Compared with other countries, workers receive much lower wages for the same amount of work
Malaysian workers receive lower compensation despite doing the same amount of work as employees from other countries, found a new study.
The country’s central bank, Bank Negara Malaysia, benchmarked compensation against those in Singapore, Australia, the US, UK and Germany in its 2018 Annual Report.
Citing an example, Bank Negara said if a Malaysian worker produces output worth US$1,000, he would be paid US$340. The corresponding wage received by a worker in benchmark economies for producing the same output worth US$1,000 was higher at US$510.
The bank said further analysis reveals that most industries in Malaysia compensate workers less than those in the benchmark economies, even after adjusting for productivity.
This was particularly evident in the wholesale and retail trade, food and beverage and accommodation industries that make up 27% of total employment in Malaysia. The bank noted, however, that these industries are generally more labour-intensive, and dependent on low-skilled workers.
The workforce in these industries typically lacks bargaining power, particularly due to the abundance of low-skilled workers, including foreign workers. As a result, the mean wage in these industries are nearly 30% below the national average.
Bank Negara said the gap between real wage growth from a firm’s and worker’s perspective had significantly widened since 2015.

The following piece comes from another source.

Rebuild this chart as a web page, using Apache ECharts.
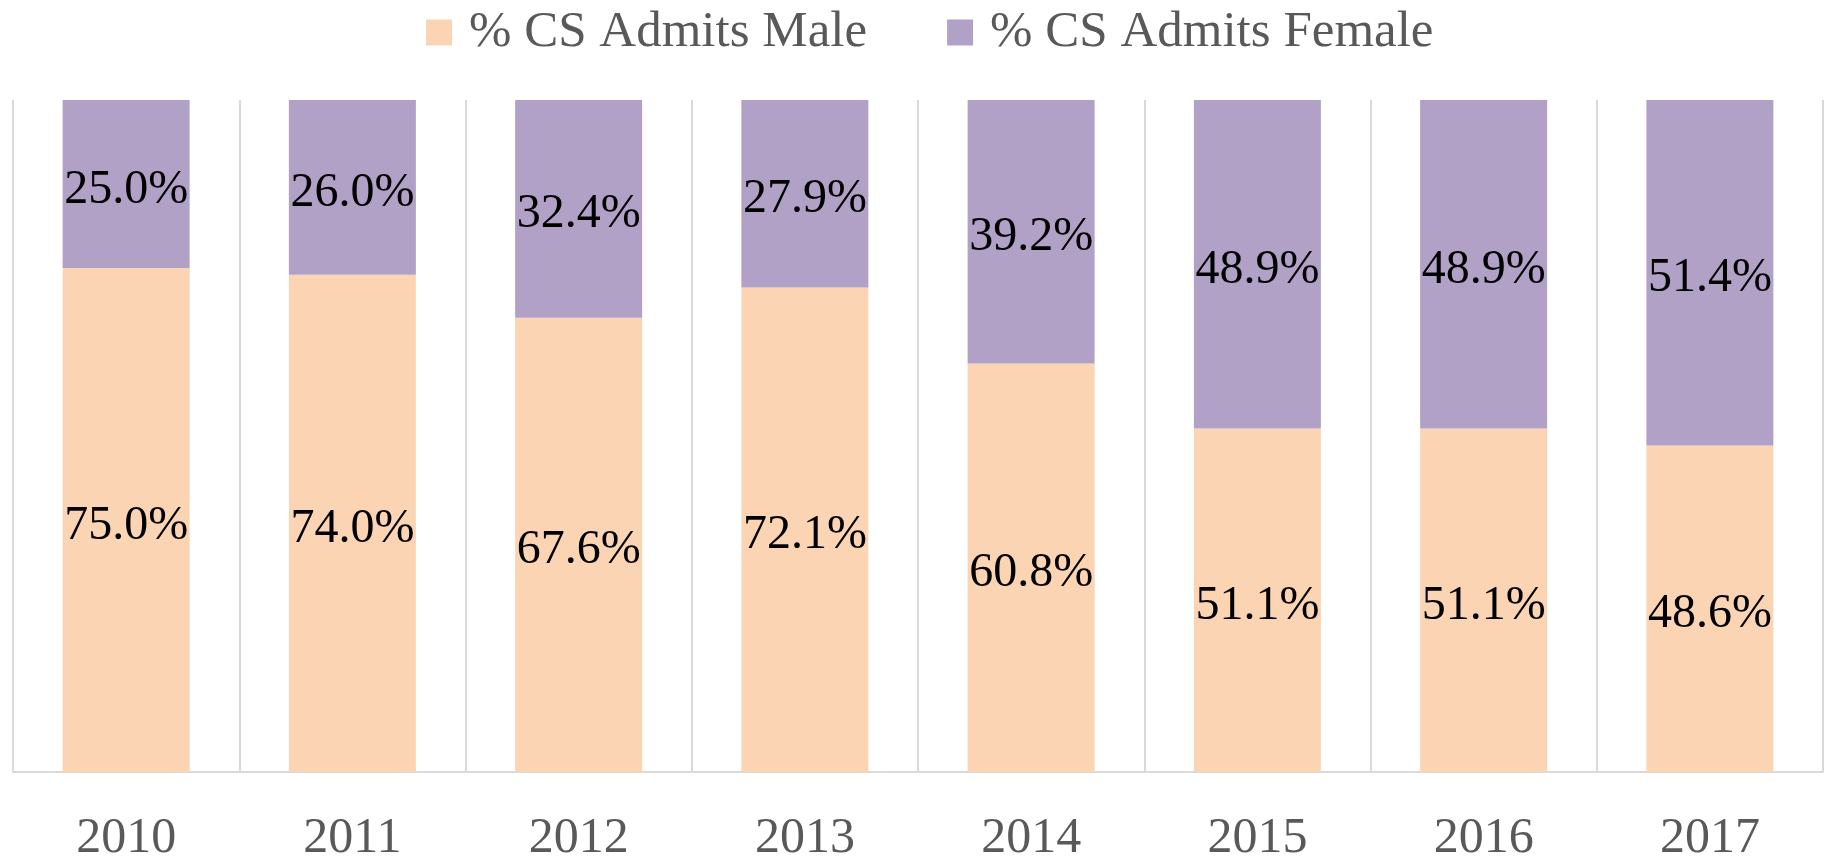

The report noted that firms often cited rising wages as a squeeze to business margins, while workers complained about “stagnant wages” and rising cost of living, which broadly captures the sharply differing sentiments on sluggish wage growth between employers and employees.
“While Malaysia’s productivity level is comparable to other middle-income countries, it is still well below that of advanced economies which is due to the slower pace of technological advancements and human capital development,” the bank said.
“Analysis of the wage to productivity ratio shows that Malaysian workers are still being paid less than workers in benchmark economies, even after accounting for the different productivity levels across countries. This suggests that Malaysia’s current wage productivity levels are misaligned.”